Steel Authority raised prices by about 4,600 rupees ($103) a ton this year, while JSW Steel, India’s third-largest producer, lifted prices by 14 percent. Market leader Tata Steel increased flat product prices by 10 percent in April.
The price increases have been a cause for concern for Prime Minister Manmohan Singh’s administration as it tries to rein in inflation, which is at a 17-month high. The government is expected to discuss at a meeting today recent price increases by steelmakers, the Press Trust of India reported late yesterday.
Prices of iron ore, the key steelmaking material, gained after Vale SA, the world’s largest producer, and BHP Billiton Ltd. last month ended a 40-year system of setting annual prices by signing short-term contracts. The World Steel Association has asked authorities globally to examine the iron ore market after Vale won a 90 percent price increase from Japanese mills. China last week said it was investigating the possibility that BHP, Rio Tinto Group and Vale may be monopolizing supplies of iron ore.
Steel Authority, aiming to almost double output to 23 million tons by 2014, will source all its iron ore needs from its own mines. The company will have to import coking coal, another steelmaking ingredient.
The company is likely to buy as much as 11 million tons of coking coal this fiscal year, Roongta said, without giving details. The company will add 2.5 million tons of steelmaking capacity by June 2011 at Burnpur in West Bengal, he said.
Steel Authority expects to take Kobe Steel Ltd. or Posco as a technology partner to set up a factory at one of its locations, Roongta said. The venture will be in addition to Steel Authority’s existing expansion plans, he said.
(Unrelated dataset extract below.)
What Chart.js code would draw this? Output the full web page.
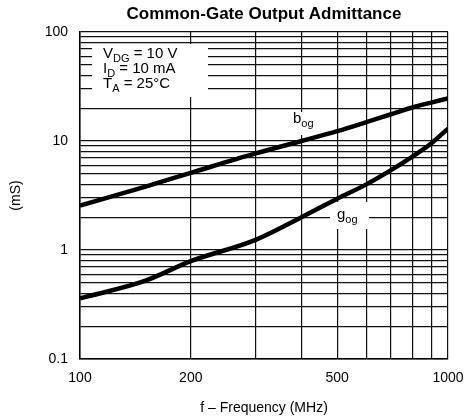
<!DOCTYPE html>
<html>
<head>
<meta charset="utf-8">
<script src="https://cdn.jsdelivr.net/npm/chart.js@4.4.1/dist/chart.umd.min.js"></script>
<style>
  html, body { margin: 0; padding: 0; background: #fff; }
  #wrap { width: 465px; height: 420px; }
</style>
</head>
<body>
<div id="wrap"><canvas id="c" width="465" height="420"></canvas></div>
<script>
// ---- data ----
const freqMHz = [100, 150, 200, 300, 400, 500, 600, 700, 800, 900, 1000];
const bogMS   = [2.55, 3.8, 5.1, 7.7, 10.0, 12.3, 14.9, 17.6, 20.3, 22.5, 24.6];
const gogMS   = [0.36, 0.52, 0.79, 1.24, 2.0, 2.95, 4.0, 5.4, 7.2, 9.5, 13.0];

const xGridValues = [100, 200, 300, 400, 500, 600, 700, 800, 900, 1000];
const xTickLabels = [100, 200, 500, 1000];
const yGridValues = [0.1, 0.2, 0.3, 0.4, 0.5, 0.6, 0.7, 0.8, 0.9,
                     1, 2, 3, 4, 5, 6, 7, 8, 9,
                     10, 20, 30, 40, 50, 60, 70, 80, 90, 100];
const yTickLabels = [0.1, 1, 10, 100];

const titleText = 'Common-Gate Output Admittance';
const xTitle = 'f \u2013 Frequency (MHz)';
const yTitle = '(mS)';
const conditions = [
  ['V', 'DG', ' = 10 V'],
  ['I', 'D', ' = 10 mA'],
  ['T', 'A', ' = 25\u00B0C']
];

const FONT = '"Liberation Sans", Arial, Helvetica, sans-serif';

function drawSub(ctx, x, y, main, sub, rest, size) {
  ctx.font = size + 'px ' + FONT;
  ctx.fillText(main, x, y);
  let w = ctx.measureText(main).width;
  const subSize = Math.round(size * 0.72);
  ctx.font = subSize + 'px ' + FONT;
  ctx.fillText(sub, x + w, y + size * 0.28);
  w += ctx.measureText(sub).width;
  if (rest) {
    ctx.font = size + 'px ' + FONT;
    ctx.fillText(rest, x + w, y);
  }
}

const annotPlugin = {
  id: 'annot',
  beforeDatasetsDraw(chart) {
    const ctx = chart.ctx;
    ctx.save();
    ctx.fillStyle = '#fff';
    // white label backgrounds
    ctx.fillRect(92, 44, 116, 53);
    ctx.fillRect(290, 112, 26, 23);
    ctx.fillRect(330, 202, 39, 27);
    ctx.fillStyle = '#000';
    ctx.textBaseline = 'alphabetic';
    ctx.textAlign = 'left';
    const ys = [58, 73, 88];
    conditions.forEach((c, i) => drawSub(ctx, 103, ys[i], c[0], c[1], c[2], 15));
    drawSub(ctx, 293, 123, 'b', 'og', '', 15);
    drawSub(ctx, 337, 219, 'g', 'og', '', 15);
    ctx.restore();
  },
  afterDraw(chart) {
    const ctx = chart.ctx;
    ctx.save();
    ctx.fillStyle = '#000';
    ctx.font = 'bold 17px ' + FONT;
    ctx.textAlign = 'center';
    ctx.textBaseline = 'middle';
    const a = chart.chartArea;
    ctx.fillText(titleText, (a.left + a.right) / 2, 14);
    ctx.restore();
  }
};

function zeroPad(s) {
  s.paddingLeft = 0; s.paddingRight = 0; s.paddingTop = 0; s.paddingBottom = 0;
}

new Chart(document.getElementById('c'), {
  type: 'line',
  data: {
    datasets: [
      {
        label: 'bog',
        data: freqMHz.map((f, i) => ({ x: f, y: bogMS[i] })),
        borderColor: '#000',
        borderWidth: 4.5,
        pointRadius: 0,
        cubicInterpolationMode: 'monotone',
        fill: false
      },
      {
        label: 'gog',
        data: freqMHz.map((f, i) => ({ x: f, y: gogMS[i] })),
        borderColor: '#000',
        borderWidth: 4.5,
        pointRadius: 0,
        cubicInterpolationMode: 'monotone',
        fill: false
      }
    ]
  },
  options: {
    responsive: false,
    animation: false,
    devicePixelRatio: 1,
    layout: { padding: { top: 32, right: 17, left: 0, bottom: 0 } },
    plugins: {
      legend: { display: false },
      title: { display: false },
      tooltip: { enabled: false }
    },
    scales: {
      x: {
        type: 'logarithmic',
        min: 100,
        max: 1000,
        afterBuildTicks: s => { s.ticks = xGridValues.map(v => ({ value: v })); },
        afterFit: s => { s.height = 61; zeroPad(s); },
        grid: { color: '#111', lineWidth: 1.2, drawTicks: false },
        border: { color: '#000', width: 1.5 },
        ticks: {
          autoSkip: false,
          maxRotation: 0,
          padding: 11,
          color: '#000',
          font: { family: FONT, size: 14 },
          callback: v => xTickLabels.includes(v) ? String(v) : ''
        },
        title: {
          display: true,
          text: xTitle,
          color: '#000',
          font: { family: FONT, size: 14 },
          padding: { top: 0, bottom: 3 }
        }
      },
      y: {
        type: 'logarithmic',
        min: 0.1,
        max: 100,
        afterBuildTicks: s => { s.ticks = yGridValues.map(v => ({ value: v })); },
        afterFit: s => { s.width = 80; zeroPad(s); },
        grid: { color: '#111', lineWidth: 1.2, drawTicks: false },
        border: { color: '#000', width: 1.5 },
        ticks: {
          autoSkip: false,
          padding: 12,
          color: '#000',
          font: { family: FONT, size: 14 },
          callback: v => yTickLabels.includes(v) ? String(v) : ''
        },
        title: {
          display: true,
          text: yTitle,
          color: '#000',
          font: { family: FONT, size: 14 },
          padding: { top: 8, bottom: 0 }
        }
      }
    }
  },
  plugins: [annotPlugin]
});
</script>
</body>
</html>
Nippon Steel Corp. plans to invest with Tata Steel to make auto-grade steel. JFE Holdings Inc. said in November it will cooperate with Mumbai based JSW Steel, while Sumitomo Metal Industries Ltd. has said it may buy a stake in Bhushan Steel Ltd.’s proposed mill. ArcelorMittal, the world’s largest producer, in February said it has bought a 34.42 percent stake in Uttam Galva Steels Ltd.